Copy exactly the lines from the beginning of the data down to and including the line holding "(0,0) rectangle (444,525);", without any pictures.

━━━━━ Material

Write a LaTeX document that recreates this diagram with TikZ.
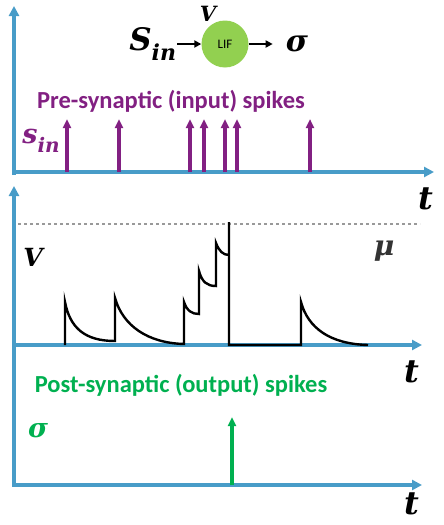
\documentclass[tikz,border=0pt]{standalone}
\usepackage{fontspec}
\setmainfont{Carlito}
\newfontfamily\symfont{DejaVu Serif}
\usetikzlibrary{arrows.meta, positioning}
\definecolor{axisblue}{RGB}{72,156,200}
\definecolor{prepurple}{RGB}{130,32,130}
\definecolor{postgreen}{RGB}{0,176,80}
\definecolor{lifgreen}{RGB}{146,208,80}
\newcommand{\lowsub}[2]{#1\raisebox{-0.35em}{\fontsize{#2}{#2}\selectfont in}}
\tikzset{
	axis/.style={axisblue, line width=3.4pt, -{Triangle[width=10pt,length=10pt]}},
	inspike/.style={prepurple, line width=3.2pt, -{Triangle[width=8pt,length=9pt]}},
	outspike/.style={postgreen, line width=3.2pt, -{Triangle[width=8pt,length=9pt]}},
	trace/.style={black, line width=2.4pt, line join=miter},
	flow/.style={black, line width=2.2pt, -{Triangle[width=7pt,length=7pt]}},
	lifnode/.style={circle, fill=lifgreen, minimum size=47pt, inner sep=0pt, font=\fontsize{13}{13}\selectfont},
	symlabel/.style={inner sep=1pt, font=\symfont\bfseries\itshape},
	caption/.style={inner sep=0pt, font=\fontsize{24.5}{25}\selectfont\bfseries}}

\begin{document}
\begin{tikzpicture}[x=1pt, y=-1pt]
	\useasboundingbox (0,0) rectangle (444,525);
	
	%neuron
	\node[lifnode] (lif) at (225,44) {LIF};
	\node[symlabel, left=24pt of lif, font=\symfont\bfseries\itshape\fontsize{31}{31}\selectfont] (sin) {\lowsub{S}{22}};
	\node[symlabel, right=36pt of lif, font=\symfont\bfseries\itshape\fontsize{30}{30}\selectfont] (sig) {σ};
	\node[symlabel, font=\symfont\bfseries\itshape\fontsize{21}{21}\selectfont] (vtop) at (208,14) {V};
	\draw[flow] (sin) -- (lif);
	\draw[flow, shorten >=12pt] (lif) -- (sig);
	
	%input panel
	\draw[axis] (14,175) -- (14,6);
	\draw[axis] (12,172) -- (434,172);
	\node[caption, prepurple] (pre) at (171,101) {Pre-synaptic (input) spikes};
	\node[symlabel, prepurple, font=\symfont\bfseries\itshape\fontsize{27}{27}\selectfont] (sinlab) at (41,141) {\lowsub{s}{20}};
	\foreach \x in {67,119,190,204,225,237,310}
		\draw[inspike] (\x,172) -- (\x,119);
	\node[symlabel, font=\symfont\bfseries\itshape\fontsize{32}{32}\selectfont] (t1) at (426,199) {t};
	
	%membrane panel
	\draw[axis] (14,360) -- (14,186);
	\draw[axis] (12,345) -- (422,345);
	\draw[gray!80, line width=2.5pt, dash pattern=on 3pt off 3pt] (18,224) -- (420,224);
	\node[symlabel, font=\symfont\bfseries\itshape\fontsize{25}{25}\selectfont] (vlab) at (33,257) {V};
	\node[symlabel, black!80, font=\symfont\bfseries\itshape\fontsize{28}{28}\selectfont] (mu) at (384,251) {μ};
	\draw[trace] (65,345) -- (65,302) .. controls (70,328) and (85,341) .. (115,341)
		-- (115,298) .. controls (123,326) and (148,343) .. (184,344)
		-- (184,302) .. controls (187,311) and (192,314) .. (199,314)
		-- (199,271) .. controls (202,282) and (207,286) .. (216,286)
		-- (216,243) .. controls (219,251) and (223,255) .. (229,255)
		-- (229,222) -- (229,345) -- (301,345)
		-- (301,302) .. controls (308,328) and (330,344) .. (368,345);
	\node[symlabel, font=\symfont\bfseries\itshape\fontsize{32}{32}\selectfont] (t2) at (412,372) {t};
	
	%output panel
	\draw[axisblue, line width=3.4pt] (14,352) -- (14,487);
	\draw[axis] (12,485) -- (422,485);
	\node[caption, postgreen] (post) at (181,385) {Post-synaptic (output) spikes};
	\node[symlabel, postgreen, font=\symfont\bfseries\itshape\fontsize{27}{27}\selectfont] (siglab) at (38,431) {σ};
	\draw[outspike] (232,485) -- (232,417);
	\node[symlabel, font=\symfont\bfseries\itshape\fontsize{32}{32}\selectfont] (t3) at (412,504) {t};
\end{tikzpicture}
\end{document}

━━━━━━━━━━

* **Reply to the exercise**:
Write a LaTeX document that recreates this diagram with TikZ.
\documentclass[tikz,border=0pt]{standalone}
\usepackage{fontspec}
\setmainfont{Carlito}
\newfontfamily\symfont{DejaVu Serif}
\usetikzlibrary{arrows.meta, positioning}
\definecolor{axisblue}{RGB}{72,156,200}
\definecolor{prepurple}{RGB}{130,32,130}
\definecolor{postgreen}{RGB}{0,176,80}
\definecolor{lifgreen}{RGB}{146,208,80}
\newcommand{\lowsub}[2]{#1\raisebox{-0.35em}{\fontsize{#2}{#2}\selectfont in}}
\tikzset{
	axis/.style={axisblue, line width=3.4pt, -{Triangle[width=10pt,length=10pt]}},
	inspike/.style={prepurple, line width=3.2pt, -{Triangle[width=8pt,length=9pt]}},
	outspike/.style={postgreen, line width=3.2pt, -{Triangle[width=8pt,length=9pt]}},
	trace/.style={black, line width=2.4pt, line join=miter},
	flow/.style={black, line width=2.2pt, -{Triangle[width=7pt,length=7pt]}},
	lifnode/.style={circle, fill=lifgreen, minimum size=47pt, inner sep=0pt, font=\fontsize{13}{13}\selectfont},
	symlabel/.style={inner sep=1pt, font=\symfont\bfseries\itshape},
	caption/.style={inner sep=0pt, font=\fontsize{24.5}{25}\selectfont\bfseries}}

\begin{document}
\begin{tikzpicture}[x=1pt, y=-1pt]
	\useasboundingbox (0,0) rectangle (444,525);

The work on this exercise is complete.